WHAT IS REQUIRED: Repeat exactly the lines from the start through the line with "from plotly.subplots import make_subplots", both ends included.

DATA EXTRACT:
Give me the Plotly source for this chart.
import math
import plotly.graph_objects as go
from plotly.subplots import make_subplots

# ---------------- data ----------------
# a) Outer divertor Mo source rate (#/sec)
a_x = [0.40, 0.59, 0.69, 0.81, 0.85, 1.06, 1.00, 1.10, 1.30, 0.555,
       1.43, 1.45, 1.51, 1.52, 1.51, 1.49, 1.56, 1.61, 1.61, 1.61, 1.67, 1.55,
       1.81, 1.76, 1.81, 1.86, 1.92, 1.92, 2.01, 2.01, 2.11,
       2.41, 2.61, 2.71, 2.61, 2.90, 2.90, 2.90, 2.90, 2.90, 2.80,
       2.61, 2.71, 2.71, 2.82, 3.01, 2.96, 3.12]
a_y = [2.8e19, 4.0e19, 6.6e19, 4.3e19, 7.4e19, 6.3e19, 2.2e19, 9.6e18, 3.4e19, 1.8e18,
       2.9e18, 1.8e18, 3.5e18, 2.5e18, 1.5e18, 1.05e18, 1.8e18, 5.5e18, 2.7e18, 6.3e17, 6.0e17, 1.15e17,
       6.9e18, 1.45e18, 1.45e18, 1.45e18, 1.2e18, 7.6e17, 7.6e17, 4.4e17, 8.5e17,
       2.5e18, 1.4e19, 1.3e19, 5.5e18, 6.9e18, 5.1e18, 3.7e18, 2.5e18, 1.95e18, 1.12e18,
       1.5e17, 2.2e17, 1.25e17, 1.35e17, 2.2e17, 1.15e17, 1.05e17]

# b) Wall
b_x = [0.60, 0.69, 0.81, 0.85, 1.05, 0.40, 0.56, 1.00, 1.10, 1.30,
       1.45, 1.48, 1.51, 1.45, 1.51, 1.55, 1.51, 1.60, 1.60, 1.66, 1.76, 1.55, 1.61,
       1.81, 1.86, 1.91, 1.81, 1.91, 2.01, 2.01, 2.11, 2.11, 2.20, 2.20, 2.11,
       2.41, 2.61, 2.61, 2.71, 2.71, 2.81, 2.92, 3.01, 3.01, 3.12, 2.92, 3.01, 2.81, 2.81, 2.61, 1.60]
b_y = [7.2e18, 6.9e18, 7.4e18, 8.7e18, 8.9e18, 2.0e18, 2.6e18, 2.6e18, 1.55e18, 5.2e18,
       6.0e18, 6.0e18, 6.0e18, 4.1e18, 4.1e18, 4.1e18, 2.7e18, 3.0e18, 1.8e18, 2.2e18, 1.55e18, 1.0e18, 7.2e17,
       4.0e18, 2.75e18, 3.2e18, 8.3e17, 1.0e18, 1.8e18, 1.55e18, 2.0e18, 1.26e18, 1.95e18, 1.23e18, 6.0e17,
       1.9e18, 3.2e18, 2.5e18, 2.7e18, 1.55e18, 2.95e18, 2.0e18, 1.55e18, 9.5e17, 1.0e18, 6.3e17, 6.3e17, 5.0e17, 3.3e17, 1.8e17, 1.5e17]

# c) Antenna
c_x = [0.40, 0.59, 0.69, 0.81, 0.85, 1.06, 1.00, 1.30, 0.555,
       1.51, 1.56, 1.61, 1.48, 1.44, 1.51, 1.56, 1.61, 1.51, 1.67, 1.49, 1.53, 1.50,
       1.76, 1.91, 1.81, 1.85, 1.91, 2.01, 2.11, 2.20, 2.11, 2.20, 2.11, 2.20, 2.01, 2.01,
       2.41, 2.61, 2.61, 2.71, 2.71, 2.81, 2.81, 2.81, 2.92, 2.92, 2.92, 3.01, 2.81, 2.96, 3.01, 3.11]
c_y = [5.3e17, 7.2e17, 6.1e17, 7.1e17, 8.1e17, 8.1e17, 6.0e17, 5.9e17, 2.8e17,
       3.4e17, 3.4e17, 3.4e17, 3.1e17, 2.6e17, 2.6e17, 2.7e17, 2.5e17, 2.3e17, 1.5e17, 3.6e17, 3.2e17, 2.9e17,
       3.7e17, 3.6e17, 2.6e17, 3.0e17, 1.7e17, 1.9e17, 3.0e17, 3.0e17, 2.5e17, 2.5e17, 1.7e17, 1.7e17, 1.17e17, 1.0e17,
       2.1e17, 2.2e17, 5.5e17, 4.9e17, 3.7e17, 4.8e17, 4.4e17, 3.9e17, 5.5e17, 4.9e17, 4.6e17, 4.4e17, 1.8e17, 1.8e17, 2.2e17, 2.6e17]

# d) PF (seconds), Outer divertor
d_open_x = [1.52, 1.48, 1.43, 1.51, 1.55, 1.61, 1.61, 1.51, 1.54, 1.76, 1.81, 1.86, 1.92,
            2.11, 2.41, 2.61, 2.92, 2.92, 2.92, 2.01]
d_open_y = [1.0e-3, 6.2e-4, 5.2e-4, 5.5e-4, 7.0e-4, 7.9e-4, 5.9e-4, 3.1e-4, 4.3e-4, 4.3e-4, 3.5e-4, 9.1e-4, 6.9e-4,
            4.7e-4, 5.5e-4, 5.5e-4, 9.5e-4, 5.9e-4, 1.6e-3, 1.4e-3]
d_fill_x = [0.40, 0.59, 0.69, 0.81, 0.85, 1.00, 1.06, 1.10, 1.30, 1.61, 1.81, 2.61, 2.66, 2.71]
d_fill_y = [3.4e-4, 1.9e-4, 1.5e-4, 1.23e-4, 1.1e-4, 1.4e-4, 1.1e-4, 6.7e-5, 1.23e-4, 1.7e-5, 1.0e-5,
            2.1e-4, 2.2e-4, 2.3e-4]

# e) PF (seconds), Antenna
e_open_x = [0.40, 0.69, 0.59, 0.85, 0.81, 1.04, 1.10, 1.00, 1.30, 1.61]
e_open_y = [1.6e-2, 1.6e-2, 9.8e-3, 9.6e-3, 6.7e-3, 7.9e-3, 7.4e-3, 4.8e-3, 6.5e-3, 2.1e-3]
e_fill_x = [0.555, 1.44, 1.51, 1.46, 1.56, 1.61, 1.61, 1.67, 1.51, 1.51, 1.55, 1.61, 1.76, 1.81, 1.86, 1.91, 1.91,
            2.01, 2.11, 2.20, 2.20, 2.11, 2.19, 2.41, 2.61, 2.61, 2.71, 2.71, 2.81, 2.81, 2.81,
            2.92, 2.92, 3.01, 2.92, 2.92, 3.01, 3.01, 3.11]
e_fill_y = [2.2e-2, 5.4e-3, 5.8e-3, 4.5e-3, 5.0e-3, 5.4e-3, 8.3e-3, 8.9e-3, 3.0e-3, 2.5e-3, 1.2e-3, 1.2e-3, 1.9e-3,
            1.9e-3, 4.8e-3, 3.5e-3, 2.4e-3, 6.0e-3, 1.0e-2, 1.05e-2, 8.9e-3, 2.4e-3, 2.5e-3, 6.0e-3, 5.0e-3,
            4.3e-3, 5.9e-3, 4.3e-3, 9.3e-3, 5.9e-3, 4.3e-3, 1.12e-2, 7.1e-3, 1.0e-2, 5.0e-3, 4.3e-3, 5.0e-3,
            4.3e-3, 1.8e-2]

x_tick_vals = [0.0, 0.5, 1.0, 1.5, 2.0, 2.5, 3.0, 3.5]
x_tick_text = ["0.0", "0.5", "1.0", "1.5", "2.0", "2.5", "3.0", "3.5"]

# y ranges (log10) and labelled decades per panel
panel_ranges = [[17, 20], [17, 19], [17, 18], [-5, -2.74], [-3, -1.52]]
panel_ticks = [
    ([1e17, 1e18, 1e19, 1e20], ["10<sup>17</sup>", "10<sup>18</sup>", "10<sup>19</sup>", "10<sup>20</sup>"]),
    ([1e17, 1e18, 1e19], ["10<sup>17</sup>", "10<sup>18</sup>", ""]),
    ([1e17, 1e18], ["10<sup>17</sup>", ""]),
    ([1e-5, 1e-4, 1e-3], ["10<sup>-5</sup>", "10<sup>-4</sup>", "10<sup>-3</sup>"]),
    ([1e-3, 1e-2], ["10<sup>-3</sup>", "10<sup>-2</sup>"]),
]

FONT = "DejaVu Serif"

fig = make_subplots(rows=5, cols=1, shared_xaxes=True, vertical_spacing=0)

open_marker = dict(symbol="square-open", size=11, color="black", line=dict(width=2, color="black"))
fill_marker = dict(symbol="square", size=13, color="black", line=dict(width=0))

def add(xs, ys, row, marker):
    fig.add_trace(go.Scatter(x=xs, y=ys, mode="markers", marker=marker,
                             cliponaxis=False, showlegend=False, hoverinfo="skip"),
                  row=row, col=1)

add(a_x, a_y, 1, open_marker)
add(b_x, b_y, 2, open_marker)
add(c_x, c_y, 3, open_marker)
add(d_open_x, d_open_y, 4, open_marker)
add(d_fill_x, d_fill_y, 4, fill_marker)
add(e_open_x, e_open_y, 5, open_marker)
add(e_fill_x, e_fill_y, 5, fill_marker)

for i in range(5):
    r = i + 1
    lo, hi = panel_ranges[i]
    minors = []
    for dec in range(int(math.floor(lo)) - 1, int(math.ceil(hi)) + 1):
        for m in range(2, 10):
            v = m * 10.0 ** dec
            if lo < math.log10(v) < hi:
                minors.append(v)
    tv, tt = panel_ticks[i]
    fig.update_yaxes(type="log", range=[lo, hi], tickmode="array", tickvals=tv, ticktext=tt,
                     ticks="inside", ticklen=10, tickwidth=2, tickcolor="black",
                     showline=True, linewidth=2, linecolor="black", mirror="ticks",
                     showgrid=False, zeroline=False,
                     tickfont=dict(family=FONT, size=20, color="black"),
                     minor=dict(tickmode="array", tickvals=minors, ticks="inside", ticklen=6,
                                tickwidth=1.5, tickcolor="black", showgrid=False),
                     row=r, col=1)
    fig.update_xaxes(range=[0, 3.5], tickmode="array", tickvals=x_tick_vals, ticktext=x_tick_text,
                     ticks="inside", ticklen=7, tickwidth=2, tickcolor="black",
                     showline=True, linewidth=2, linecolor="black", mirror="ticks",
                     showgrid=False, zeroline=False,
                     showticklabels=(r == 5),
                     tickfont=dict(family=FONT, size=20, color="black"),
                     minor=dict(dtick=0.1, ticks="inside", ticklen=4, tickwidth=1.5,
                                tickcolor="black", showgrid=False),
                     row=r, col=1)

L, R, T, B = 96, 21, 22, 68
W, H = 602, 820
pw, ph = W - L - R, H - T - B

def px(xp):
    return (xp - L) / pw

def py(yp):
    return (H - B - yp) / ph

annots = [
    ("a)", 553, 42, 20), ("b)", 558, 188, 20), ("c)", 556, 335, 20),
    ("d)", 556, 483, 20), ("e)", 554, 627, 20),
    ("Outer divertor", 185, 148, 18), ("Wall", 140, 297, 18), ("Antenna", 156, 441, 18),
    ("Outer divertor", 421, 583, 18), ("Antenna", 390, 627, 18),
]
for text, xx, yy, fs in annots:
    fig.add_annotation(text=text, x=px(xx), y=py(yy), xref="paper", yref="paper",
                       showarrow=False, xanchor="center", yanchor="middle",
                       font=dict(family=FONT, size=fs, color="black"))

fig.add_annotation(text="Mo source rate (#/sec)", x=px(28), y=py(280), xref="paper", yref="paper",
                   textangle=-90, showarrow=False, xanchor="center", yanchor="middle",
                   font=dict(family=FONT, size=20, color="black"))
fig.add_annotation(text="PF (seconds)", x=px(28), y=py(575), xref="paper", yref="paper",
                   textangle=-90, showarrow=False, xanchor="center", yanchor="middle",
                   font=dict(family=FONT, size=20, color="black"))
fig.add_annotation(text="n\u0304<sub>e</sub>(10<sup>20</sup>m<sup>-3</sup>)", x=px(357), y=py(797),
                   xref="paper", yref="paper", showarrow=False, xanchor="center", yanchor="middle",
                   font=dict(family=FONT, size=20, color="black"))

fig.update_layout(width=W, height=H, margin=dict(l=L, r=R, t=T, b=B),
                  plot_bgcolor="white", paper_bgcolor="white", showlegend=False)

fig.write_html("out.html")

SOLUTION TO THIS PROBLEM:
Give me the Plotly source for this chart.
import math
import plotly.graph_objects as go
from plotly.subplots import make_subplots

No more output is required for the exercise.